» **Exercise brief**
Reproduce the lines of the material exactly, excluding every image.

┄┄┄┄┄┄┄┄┄┄

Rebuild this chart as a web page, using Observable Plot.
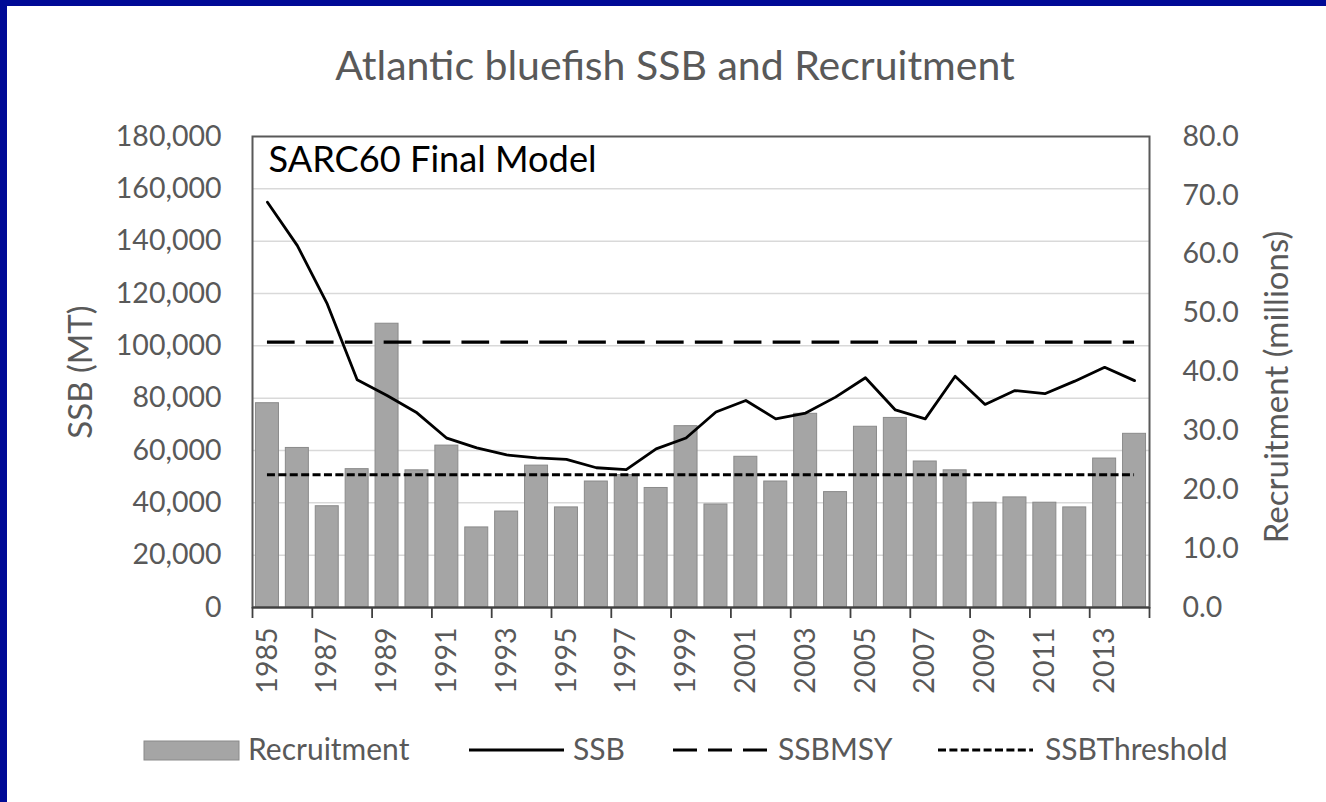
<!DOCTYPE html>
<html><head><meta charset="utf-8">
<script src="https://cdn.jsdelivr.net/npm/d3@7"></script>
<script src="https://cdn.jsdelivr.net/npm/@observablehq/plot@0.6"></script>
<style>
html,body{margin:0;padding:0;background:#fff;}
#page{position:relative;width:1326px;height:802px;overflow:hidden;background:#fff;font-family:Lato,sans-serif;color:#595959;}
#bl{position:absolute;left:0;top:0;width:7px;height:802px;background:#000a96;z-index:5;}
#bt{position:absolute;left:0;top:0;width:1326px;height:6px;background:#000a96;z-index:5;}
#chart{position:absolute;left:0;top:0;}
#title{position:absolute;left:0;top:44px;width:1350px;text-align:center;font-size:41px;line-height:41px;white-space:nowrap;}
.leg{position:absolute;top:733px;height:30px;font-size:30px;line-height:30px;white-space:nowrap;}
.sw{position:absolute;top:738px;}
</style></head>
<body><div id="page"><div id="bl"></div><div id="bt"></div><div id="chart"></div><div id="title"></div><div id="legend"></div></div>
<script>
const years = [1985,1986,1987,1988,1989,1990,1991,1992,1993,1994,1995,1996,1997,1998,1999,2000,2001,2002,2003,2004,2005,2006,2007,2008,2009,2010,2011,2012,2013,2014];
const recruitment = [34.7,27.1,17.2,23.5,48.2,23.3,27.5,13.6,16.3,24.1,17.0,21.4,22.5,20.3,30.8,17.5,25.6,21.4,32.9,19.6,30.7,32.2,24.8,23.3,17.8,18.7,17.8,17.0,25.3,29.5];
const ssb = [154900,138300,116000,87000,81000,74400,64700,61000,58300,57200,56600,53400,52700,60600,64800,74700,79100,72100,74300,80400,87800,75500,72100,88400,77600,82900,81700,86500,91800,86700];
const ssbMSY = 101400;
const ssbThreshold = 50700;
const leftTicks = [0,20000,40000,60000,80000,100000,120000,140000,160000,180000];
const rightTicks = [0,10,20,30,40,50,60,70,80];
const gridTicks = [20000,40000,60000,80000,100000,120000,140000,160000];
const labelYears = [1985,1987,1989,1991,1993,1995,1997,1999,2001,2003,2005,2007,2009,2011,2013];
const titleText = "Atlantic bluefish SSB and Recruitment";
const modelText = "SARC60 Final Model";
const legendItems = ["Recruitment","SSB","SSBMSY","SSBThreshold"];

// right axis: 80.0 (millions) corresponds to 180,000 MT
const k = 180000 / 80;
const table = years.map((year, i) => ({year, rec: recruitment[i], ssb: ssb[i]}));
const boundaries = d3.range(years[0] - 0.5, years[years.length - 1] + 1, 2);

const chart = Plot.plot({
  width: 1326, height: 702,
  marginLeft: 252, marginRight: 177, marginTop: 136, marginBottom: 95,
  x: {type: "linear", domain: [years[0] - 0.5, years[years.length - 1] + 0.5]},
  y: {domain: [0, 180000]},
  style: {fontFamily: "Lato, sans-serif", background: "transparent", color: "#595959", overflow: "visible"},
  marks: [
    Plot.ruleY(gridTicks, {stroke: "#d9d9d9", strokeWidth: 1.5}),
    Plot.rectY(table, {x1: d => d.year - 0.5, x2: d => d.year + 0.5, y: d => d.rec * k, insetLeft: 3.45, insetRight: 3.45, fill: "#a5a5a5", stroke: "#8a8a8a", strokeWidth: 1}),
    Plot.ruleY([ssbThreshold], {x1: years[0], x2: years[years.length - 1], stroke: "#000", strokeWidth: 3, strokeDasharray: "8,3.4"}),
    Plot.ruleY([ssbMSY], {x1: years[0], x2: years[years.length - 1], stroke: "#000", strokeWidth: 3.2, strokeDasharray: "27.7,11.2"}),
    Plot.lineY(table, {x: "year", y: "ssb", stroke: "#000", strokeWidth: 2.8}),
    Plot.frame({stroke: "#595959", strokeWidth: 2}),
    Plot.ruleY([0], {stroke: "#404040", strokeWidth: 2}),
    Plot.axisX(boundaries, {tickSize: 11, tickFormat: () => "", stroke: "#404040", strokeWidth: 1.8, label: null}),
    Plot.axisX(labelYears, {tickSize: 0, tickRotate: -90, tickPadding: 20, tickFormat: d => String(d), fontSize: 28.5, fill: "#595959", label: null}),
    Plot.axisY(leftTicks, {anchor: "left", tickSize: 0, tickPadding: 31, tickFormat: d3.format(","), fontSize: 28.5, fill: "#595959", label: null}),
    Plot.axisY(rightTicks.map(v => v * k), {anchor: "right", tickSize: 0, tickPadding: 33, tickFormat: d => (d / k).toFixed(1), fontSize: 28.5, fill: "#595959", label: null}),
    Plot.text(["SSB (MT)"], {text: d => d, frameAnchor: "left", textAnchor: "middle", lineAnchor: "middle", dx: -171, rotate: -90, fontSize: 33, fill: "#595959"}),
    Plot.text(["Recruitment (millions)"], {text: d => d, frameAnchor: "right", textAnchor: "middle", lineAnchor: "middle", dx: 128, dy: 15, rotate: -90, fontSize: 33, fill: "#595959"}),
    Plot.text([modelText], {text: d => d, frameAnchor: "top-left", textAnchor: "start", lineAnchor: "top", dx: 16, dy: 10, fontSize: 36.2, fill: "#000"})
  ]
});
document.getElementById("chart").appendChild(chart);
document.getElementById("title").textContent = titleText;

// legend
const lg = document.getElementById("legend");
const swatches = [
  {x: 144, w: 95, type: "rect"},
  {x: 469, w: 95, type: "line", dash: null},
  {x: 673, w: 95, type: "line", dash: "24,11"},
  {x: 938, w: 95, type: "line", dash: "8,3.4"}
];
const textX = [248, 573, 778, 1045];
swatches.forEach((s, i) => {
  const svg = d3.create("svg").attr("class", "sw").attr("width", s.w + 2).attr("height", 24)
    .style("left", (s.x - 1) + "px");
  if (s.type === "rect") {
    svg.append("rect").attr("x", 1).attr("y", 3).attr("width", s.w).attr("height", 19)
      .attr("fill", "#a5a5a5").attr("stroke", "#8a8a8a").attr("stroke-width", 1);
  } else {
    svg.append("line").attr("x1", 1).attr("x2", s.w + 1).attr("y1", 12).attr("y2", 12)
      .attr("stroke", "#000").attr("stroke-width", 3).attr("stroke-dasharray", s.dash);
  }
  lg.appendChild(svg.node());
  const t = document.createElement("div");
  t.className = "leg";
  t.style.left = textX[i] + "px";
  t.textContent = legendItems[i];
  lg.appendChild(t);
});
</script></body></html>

┄┄┄┄┄┄┄┄┄┄

» **Answer to the task**
Rebuild this chart as a web page, using Observable Plot.
<!DOCTYPE html>
<html><head><meta charset="utf-8">
<script src="https://cdn.jsdelivr.net/npm/d3@7"></script>
<script src="https://cdn.jsdelivr.net/npm/@observablehq/plot@0.6"></script>
<style>
html,body{margin:0;padding:0;background:#fff;}
#page{position:relative;width:1326px;height:802px;overflow:hidden;background:#fff;font-family:Lato,sans-serif;color:#595959;}
#bl{position:absolute;left:0;top:0;width:7px;height:802px;background:#000a96;z-index:5;}
#bt{position:absolute;left:0;top:0;width:1326px;height:6px;background:#000a96;z-index:5;}
#chart{position:absolute;left:0;top:0;}
#title{position:absolute;left:0;top:44px;width:1350px;text-align:center;font-size:41px;line-height:41px;white-space:nowrap;}
.leg{position:absolute;top:733px;height:30px;font-size:30px;line-height:30px;white-space:nowrap;}
.sw{position:absolute;top:738px;}
</style></head>
<body><div id="page"><div id="bl"></div><div id="bt"></div><div id="chart"></div><div id="title"></div><div id="legend"></div></div>
<script>
const years = [1985,1986,1987,1988,1989,1990,1991,1992,1993,1994,1995,1996,1997,1998,1999,2000,2001,2002,2003,2004,2005,2006,2007,2008,2009,2010,2011,2012,2013,2014];
const recruitment = [34.7,27.1,17.2,23.5,48.2,23.3,27.5,13.6,16.3,24.1,17.0,21.4,22.5,20.3,30.8,17.5,25.6,21.4,32.9,19.6,30.7,32.2,24.8,23.3,17.8,18.7,17.8,17.0,25.3,29.5];
const ssb = [154900,138300,116000,87000,81000,74400,64700,61000,58300,57200,56600,53400,52700,60600,64800,74700,79100,72100,74300,80400,87800,75500,72100,88400,77600,82900,81700,86500,91800,86700];
const ssbMSY = 101400;
const ssbThreshold = 50700;
const leftTicks = [0,20000,40000,60000,80000,100000,120000,140000,160000,180000];
const rightTicks = [0,10,20,30,40,50,60,70,80];
const gridTicks = [20000,40000,60000,80000,100000,120000,140000,160000];
const labelYears = [1985,1987,1989,1991,1993,1995,1997,1999,2001,2003,2005,2007,2009,2011,2013];
const titleText = "Atlantic bluefish SSB and Recruitment";
const modelText = "SARC60 Final Model";
const legendItems = ["Recruitment","SSB","SSBMSY","SSBThreshold"];

// right axis: 80.0 (millions) corresponds to 180,000 MT
const k = 180000 / 80;
const table = years.map((year, i) => ({year, rec: recruitment[i], ssb: ssb[i]}));
const boundaries = d3.range(years[0] - 0.5, years[years.length - 1] + 1, 2);

const chart = Plot.plot({
  width: 1326, height: 702,
  marginLeft: 252, marginRight: 177, marginTop: 136, marginBottom: 95,
  x: {type: "linear", domain: [years[0] - 0.5, years[years.length - 1] + 0.5]},
  y: {domain: [0, 180000]},
  style: {fontFamily: "Lato, sans-serif", background: "transparent", color: "#595959", overflow: "visible"},
  marks: [
    Plot.ruleY(gridTicks, {stroke: "#d9d9d9", strokeWidth: 1.5}),
    Plot.rectY(table, {x1: d => d.year - 0.5, x2: d => d.year + 0.5, y: d => d.rec * k, insetLeft: 3.45, insetRight: 3.45, fill: "#a5a5a5", stroke: "#8a8a8a", strokeWidth: 1}),
    Plot.ruleY([ssbThreshold], {x1: years[0], x2: years[years.length - 1], stroke: "#000", strokeWidth: 3, strokeDasharray: "8,3.4"}),
    Plot.ruleY([ssbMSY], {x1: years[0], x2: years[years.length - 1], stroke: "#000", strokeWidth: 3.2, strokeDasharray: "27.7,11.2"}),
    Plot.lineY(table, {x: "year", y: "ssb", stroke: "#000", strokeWidth: 2.8}),
    Plot.frame({stroke: "#595959", strokeWidth: 2}),
    Plot.ruleY([0], {stroke: "#404040", strokeWidth: 2}),
    Plot.axisX(boundaries, {tickSize: 11, tickFormat: () => "", stroke: "#404040", strokeWidth: 1.8, label: null}),
    Plot.axisX(labelYears, {tickSize: 0, tickRotate: -90, tickPadding: 20, tickFormat: d => String(d), fontSize: 28.5, fill: "#595959", label: null}),
    Plot.axisY(leftTicks, {anchor: "left", tickSize: 0, tickPadding: 31, tickFormat: d3.format(","), fontSize: 28.5, fill: "#595959", label: null}),
    Plot.axisY(rightTicks.map(v => v * k), {anchor: "right", tickSize: 0, tickPadding: 33, tickFormat: d => (d / k).toFixed(1), fontSize: 28.5, fill: "#595959", label: null}),
    Plot.text(["SSB (MT)"], {text: d => d, frameAnchor: "left", textAnchor: "middle", lineAnchor: "middle", dx: -171, rotate: -90, fontSize: 33, fill: "#595959"}),
    Plot.text(["Recruitment (millions)"], {text: d => d, frameAnchor: "right", textAnchor: "middle", lineAnchor: "middle", dx: 128, dy: 15, rotate: -90, fontSize: 33, fill: "#595959"}),
    Plot.text([modelText], {text: d => d, frameAnchor: "top-left", textAnchor: "start", lineAnchor: "top", dx: 16, dy: 10, fontSize: 36.2, fill: "#000"})
  ]
});
document.getElementById("chart").appendChild(chart);
document.getElementById("title").textContent = titleText;

// legend
const lg = document.getElementById("legend");
const swatches = [
  {x: 144, w: 95, type: "rect"},
  {x: 469, w: 95, type: "line", dash: null},
  {x: 673, w: 95, type: "line", dash: "24,11"},
  {x: 938, w: 95, type: "line", dash: "8,3.4"}
];
const textX = [248, 573, 778, 1045];
swatches.forEach((s, i) => {
  const svg = d3.create("svg").attr("class", "sw").attr("width", s.w + 2).attr("height", 24)
    .style("left", (s.x - 1) + "px");
  if (s.type === "rect") {
    svg.append("rect").attr("x", 1).attr("y", 3).attr("width", s.w).attr("height", 19)
      .attr("fill", "#a5a5a5").attr("stroke", "#8a8a8a").attr("stroke-width", 1);
  } else {
    svg.append("line").attr("x1", 1).attr("x2", s.w + 1).attr("y1", 12).attr("y2", 12)
      .attr("stroke", "#000").attr("stroke-width", 3).attr("stroke-dasharray", s.dash);
  }
  lg.appendChild(svg.node());
  const t = document.createElement("div");
  t.className = "leg";
  t.style.left = textX[i] + "px";
  t.textContent = legendItems[i];
  lg.appendChild(t);
});
</script></body></html>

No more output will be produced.